**Task instructions**:
Transcribe every line from the top down to the line with "Chart.register(...registerables);", both ends included, but not the pictures.

**Provided material**:

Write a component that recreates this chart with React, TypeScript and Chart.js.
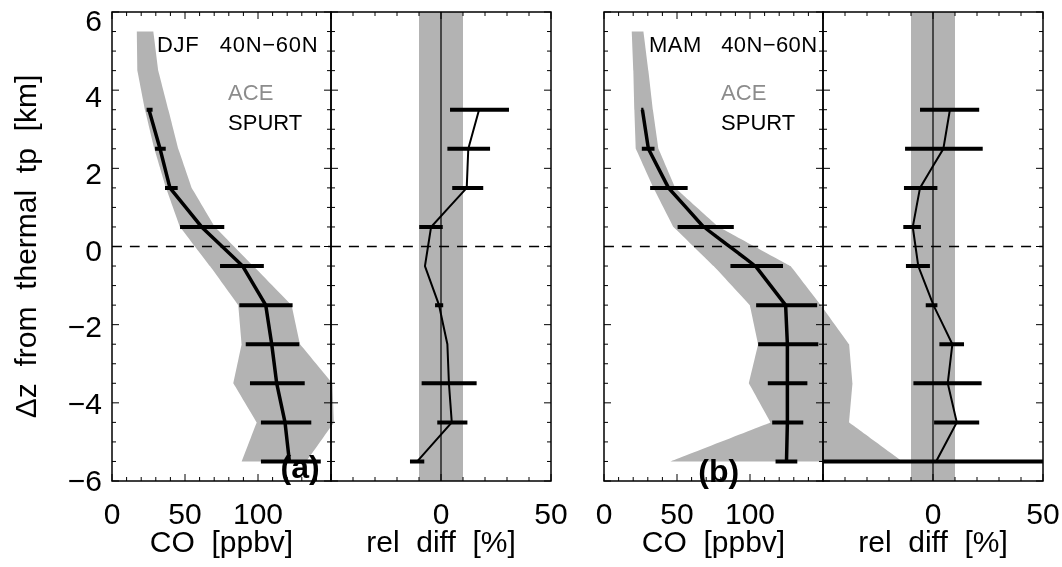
import React, { useEffect, useRef } from 'react';
import { Chart, registerables } from 'chart.js';

Chart.register(...registerables);

const FONT_FAMILY = "'Liberation Sans', Arial, Helvetica, sans-serif";
const GRAY = '#b3b3b3';
const ACE_GRAY = '#8c8c8c';

// ---------- axes ----------
const Y_RANGE = [-6, 6];
const Y_TICKS = [-6, -4, -2, 0, 2, 4, 6];
const Y_LABEL_RANGE = [-5.96, 6.27];
const CO_RANGE = [0, 150];
const REL_RANGE = [-50, 50];
const CO_TICK_LABELS = [0, 50, 100];
const REL_TICK_LABELS = [0, 50];
const REL_BAND = [-10, 10];

// ---------- levels ----------
const SPURT_LEVELS = [3.5, 2.5, 1.5, 0.5, -0.5, -1.5, -2.5, -3.5, -4.5, -5.5];
const ACE_LEVELS = [5.5, 4.5, 3.5, 2.5, 1.5, 0.5, -0.5, -1.5, -2.5, -3.5, -4.5, -5.5];

// ---------- DJF ----------
const DJF_ACE_LOW = [17, 17.4, 22.6, 29, 37, 46.6, 67.1, 86.5, 88.8, 83.1, 99.1, 88.8];
const DJF_ACE_HIGH = [28.3, 31.7, 38.6, 45.4, 54.6, 70.5, 96.8, 123, 128.8, 151, 152, 133];
const DJF_CO = [25.3, 32.9, 39.7, 61.4, 89.5, 105.3, 109.4, 112.8, 118.5, 121.5];
const DJF_CO_LOW = [23.7, 29.5, 36.3, 46.6, 74, 87.2, 91.6, 94.5, 102, 102];
const DJF_CO_HIGH = [27.8, 36.8, 45, 76.9, 104, 123.7, 128.3, 132, 136.5, 143];
const DJF_REL = [17.3, 12.4, 11.7, -4.5, -7.3, -0.9, 2.9, 3.6, 4.9, -10.8];
const DJF_REL_LOW = [4.1, 2.9, 5.1, -9.9, null, -2.7, null, -8.8, -1.7, -14.1];
const DJF_REL_HIGH = [30.9, 22.3, 19.2, 0.8, null, 1, null, 16.2, 12, -7.6];

// ---------- MAM ----------
const MAM_ACE_LOW = [19, 20.1, 20.8, 21.8, 33.9, 47.6, 75.1, 99.9, 105.6, 99.2, 114.1, 45.4];
const MAM_ACE_HIGH = [27, 30.4, 33.5, 37.3, 48.8, 78.6, 127.8, 148.5, 167.9, 170.2, 167.9, 204.6];
const MAM_CO = [26.3, 30.4, 44.2, 68.2, 103.8, 124.4, 125.6, 125.6, 125.6, 125];
const MAM_CO_LOW = [25.5, 25.9, 31.6, 50.4, 86.6, 104.2, 105.6, 112.2, 115.2, 117.5];
const MAM_CO_HIGH = [27, 34.6, 57.3, 88.9, 122.6, 146, 146.8, 139.3, 136.5, 132.4];
const MAM_REL = [7.7, 4.7, -5.9, -9.2, -6.7, 0.2, 8.8, 6.7, 10.8, 1.4];
const MAM_REL_LOW = [-5.9, -12.7, -13.2, -13.5, -12.3, -3.3, 2.9, -8.9, 0.5, -50];
const MAM_REL_HIGH = [21, 22.6, 2, -5.5, -1.4, 2, 14.1, 22.1, 21, 50];

// ---------- text ----------
const ANNOTATIONS = [
  { axis: 'x1', x: 30.8, y: 4.97, text: 'DJF   40N\u221260N', color: '#000', size: 22, bold: false, center: false, spacing: 0.7 },
  { axis: 'x1', x: 79.5, y: 3.74, text: 'ACE', color: ACE_GRAY, size: 22, bold: false, center: false, spacing: 0 },
  { axis: 'x1', x: 79.5, y: 2.97, text: 'SPURT', color: '#000', size: 22, bold: false, center: false, spacing: 0 },
  { axis: 'x1', x: 128.8, y: -5.7, text: '(a)', color: '#000', size: 32, bold: true, center: true, spacing: 0 },
  { axis: 'x3', x: 30.9, y: 4.97, text: 'MAM   40N\u221260N', color: '#000', size: 22, bold: false, center: false, spacing: 0.4 },
  { axis: 'x3', x: 80.2, y: 3.74, text: 'ACE', color: ACE_GRAY, size: 22, bold: false, center: false, spacing: 0 },
  { axis: 'x3', x: 80.2, y: 2.97, text: 'SPURT', color: '#000', size: 22, bold: false, center: false, spacing: 0 },
  { axis: 'x3', x: 78.6, y: -5.8, text: '(b)', color: '#000', size: 32, bold: true, center: true, spacing: 0 },
];

const PANEL_AXES = ['x1', 'x2', 'x3', 'x4'];
const X_MINOR_STEP = 10;
const X_MAJOR_STEP = 50;
const Y_MINOR_STEP = 0.5;
const Y_MAJOR_STEP = 2;

const fmt = (v: number) => (v < 0 ? '\u2212' + Math.abs(v) : String(v));

function polygon(levels: number[], low: number[], high: number[]) {
  const pts: any[] = levels.map((y, i) => ({ x: low[i], y }));
  for (let i = levels.length - 1; i >= 0; i--) pts.push({ x: high[i], y: levels[i] });
  return pts;
}
function bars(levels: number[], low: (number | null)[], high: (number | null)[]) {
  const pts: any[] = [];
  levels.forEach((y, i) => {
    if (low[i] == null || high[i] == null) return;
    pts.push({ x: low[i], y }, { x: high[i], y }, { x: null, y });
  });
  return pts;
}
function profile(levels: number[], vals: number[]) {
  return levels.map((y, i) => ({ x: vals[i], y }));
}

const PANELS = [
  {
    co: 'x1', rel: 'x2',
    aceLow: DJF_ACE_LOW, aceHigh: DJF_ACE_HIGH,
    coVal: DJF_CO, coLow: DJF_CO_LOW, coHigh: DJF_CO_HIGH,
    relVal: DJF_REL, relLow: DJF_REL_LOW, relHigh: DJF_REL_HIGH,
  },
  {
    co: 'x3', rel: 'x4',
    aceLow: MAM_ACE_LOW, aceHigh: MAM_ACE_HIGH,
    coVal: MAM_CO, coLow: MAM_CO_LOW, coHigh: MAM_CO_HIGH,
    relVal: MAM_REL, relLow: MAM_REL_LOW, relHigh: MAM_REL_HIGH,
  },
];

function buildDatasets() {
  const base = { indexAxis: 'y', yAxisID: 'y', pointRadius: 0, borderColor: '#000', fill: false };
  const layers: any[] = [];
  PANELS.forEach((p) => {
    layers.push({ ...base, xAxisID: p.co, data: polygon(ACE_LEVELS, p.aceLow, p.aceHigh), borderWidth: 0, backgroundColor: GRAY, fill: 'shape' });
    layers.push({
      ...base, xAxisID: p.rel,
      data: polygon([Y_RANGE[0], Y_RANGE[1]], [REL_BAND[0], REL_BAND[0]], [REL_BAND[1], REL_BAND[1]]),
      borderWidth: 0, backgroundColor: GRAY, fill: 'shape',
    });
  });
  PANELS.forEach((p) => {
    layers.push({ ...base, xAxisID: p.rel, data: [{ x: 0, y: Y_RANGE[0] }, { x: 0, y: Y_RANGE[1] }], borderWidth: 1.2 });
    layers.push({ ...base, xAxisID: p.co, data: [{ x: CO_RANGE[0], y: 0 }, { x: CO_RANGE[1], y: 0 }], borderWidth: 1.5, borderDash: [10, 8] });
    layers.push({ ...base, xAxisID: p.rel, data: [{ x: REL_RANGE[0], y: 0 }, { x: REL_RANGE[1], y: 0 }], borderWidth: 1.5, borderDash: [10, 8] });
  });
  PANELS.forEach((p) => {
    layers.push({ ...base, xAxisID: p.co, data: profile(SPURT_LEVELS, p.coVal), borderWidth: 3.5 });
    layers.push({ ...base, xAxisID: p.co, data: bars(SPURT_LEVELS, p.coLow, p.coHigh), borderWidth: 4, borderCapStyle: 'butt' });
    layers.push({ ...base, xAxisID: p.rel, data: profile(SPURT_LEVELS, p.relVal), borderWidth: 2 });
    layers.push({ ...base, xAxisID: p.rel, data: bars(SPURT_LEVELS, p.relLow, p.relHigh), borderWidth: 4, borderCapStyle: 'butt' });
  });
  return layers.map((d, i) => ({ ...d, order: layers.length - i }));
}

const tickFont = { family: FONT_FAMILY, size: 30 };

function xAxis(range: number[], weight: number, labels: number[] | null, title: string) {
  return {
    type: 'linear', axis: 'x', position: 'bottom', stack: 'panels', stackWeight: weight,
    min: range[0], max: range[1],
    grid: { display: false, drawTicks: false },
    border: { display: false },
    afterBuildTicks: (s: any) => { if (labels) s.ticks = labels.map((v) => ({ value: v })); },
    ticks: { display: !!labels, font: tickFont, color: '#000', padding: 17, maxRotation: 0, minRotation: 0, autoSkip: false, callback: (v: any) => fmt(Number(v)) },
    title: { display: !!title, text: title, font: tickFont, color: '#000', padding: { top: 0, bottom: 5 } },
    afterFit: (s: any) => { s.height = 86; s.paddingLeft = 0; s.paddingRight = 0; },
  };
}

const framePlugin = {
  id: 'idlFrame',
  afterDatasetsDraw(chart: any) {
    const { ctx, chartArea } = chart;
    const ys = chart.scales.y;
    const t = chartArea.top, b = chartArea.bottom;
    ctx.save();
    ctx.strokeStyle = '#000';
    for (const id of PANEL_AXES) {
      const xs = chart.scales[id];
      const l = xs.left, r = xs.right;
      ctx.lineWidth = 1;
      ctx.beginPath();
      for (let v = xs.min; v <= xs.max + 1e-9; v += X_MINOR_STEP) {
        const px = xs.getPixelForValue(v);
        const len = Math.abs(v % X_MAJOR_STEP) < 1e-9 ? 7 : 4;
        ctx.moveTo(px, b); ctx.lineTo(px, b - len);
        ctx.moveTo(px, t); ctx.lineTo(px, t + len);
      }
      for (let v = ys.min; v <= ys.max + 1e-9; v += Y_MINOR_STEP) {
        const py = ys.getPixelForValue(v);
        const len = Math.abs(v % Y_MAJOR_STEP) < 1e-9 ? 7 : 4;
        ctx.moveTo(l, py); ctx.lineTo(l + len, py);
        ctx.moveTo(r, py); ctx.lineTo(r - len, py);
      }
      ctx.stroke();
      ctx.lineWidth = 1.5;
      ctx.strokeRect(l, t, r - l, b - t);
    }
    ctx.restore();
  },
  afterDraw(chart: any) {
    const { ctx } = chart;
    const ys = chart.scales.y;
    ctx.save();
    for (const a of ANNOTATIONS) {
      const xs = chart.scales[a.axis];
      ctx.font = `${a.bold ? 'bold ' : ''}${a.size}px ${FONT_FAMILY}`;
      if ('letterSpacing' in ctx) (ctx as any).letterSpacing = `${a.spacing}px`;
      ctx.fillStyle = a.color;
      ctx.textAlign = a.center ? 'center' : 'left';
      ctx.textBaseline = a.center ? 'middle' : 'alphabetic';
      ctx.fillText(a.text, xs.getPixelForValue(a.x), ys.getPixelForValue(a.y));
    }
    ctx.restore();
  },
};

export default function App() {
  const canvasRef = useRef<HTMLCanvasElement | null>(null);
  useEffect(() => {
    document.body.style.margin = '0';
    const canvas = canvasRef.current;
    if (!canvas) return;
    const chart = new Chart(canvas, {
      type: 'line',
      data: { datasets: buildDatasets() },
      options: {
        responsive: false,
        animation: false,
        indexAxis: 'y',
        events: [],
        layout: { padding: { left: 0, top: 12, right: 19, bottom: 0 } },
        elements: { point: { radius: 0 }, line: { tension: 0.000001, capBezierPoints: false } },
        plugins: { legend: { display: false }, tooltip: { enabled: false } },
        scales: {
          y: { type: 'linear', axis: 'y', position: 'left', min: Y_RANGE[0], max: Y_RANGE[1], display: false },
          yl: {
            type: 'linear', axis: 'y', position: 'left', min: Y_LABEL_RANGE[0], max: Y_LABEL_RANGE[1],
            grid: { display: false, drawTicks: false },
            border: { display: false },
            afterBuildTicks: (s: any) => { s.ticks = Y_TICKS.map((v) => ({ value: v })); },
            ticks: { font: tickFont, color: '#000', padding: 10, autoSkip: false, callback: (v: any) => fmt(Number(v)) },
            title: { display: true, text: '\u0394z  from  thermal  tp  [km]', font: tickFont, color: '#000', padding: { top: 10, bottom: 0 } },
            afterFit: (s: any) => { s.width = 112; s.paddingTop = 0; s.paddingBottom = 0; },
          },
          x1: xAxis(CO_RANGE, 219, CO_TICK_LABELS, 'CO  [ppbv]'),
          x2: xAxis(REL_RANGE, 220, REL_TICK_LABELS, 'rel  diff  [%]'),
          xg: xAxis([0, 1], 53, null, ''),
          x3: xAxis(CO_RANGE, 219, CO_TICK_LABELS, 'CO  [ppbv]'),
          x4: xAxis(REL_RANGE, 220, REL_TICK_LABELS, 'rel  diff  [%]'),
        },
      } as any,
      plugins: [framePlugin],
    } as any);
    return () => chart.destroy();
  }, []);
  return (
    <div style={{ width: 1062, height: 567 }}>
      <canvas ref={canvasRef} width={1062} height={567} style={{ display: 'block' }} />
    </div>
  );
}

**Task response**:
Write a component that recreates this chart with React, TypeScript and Chart.js.
import React, { useEffect, useRef } from 'react';
import { Chart, registerables } from 'chart.js';

Chart.register(...registerables);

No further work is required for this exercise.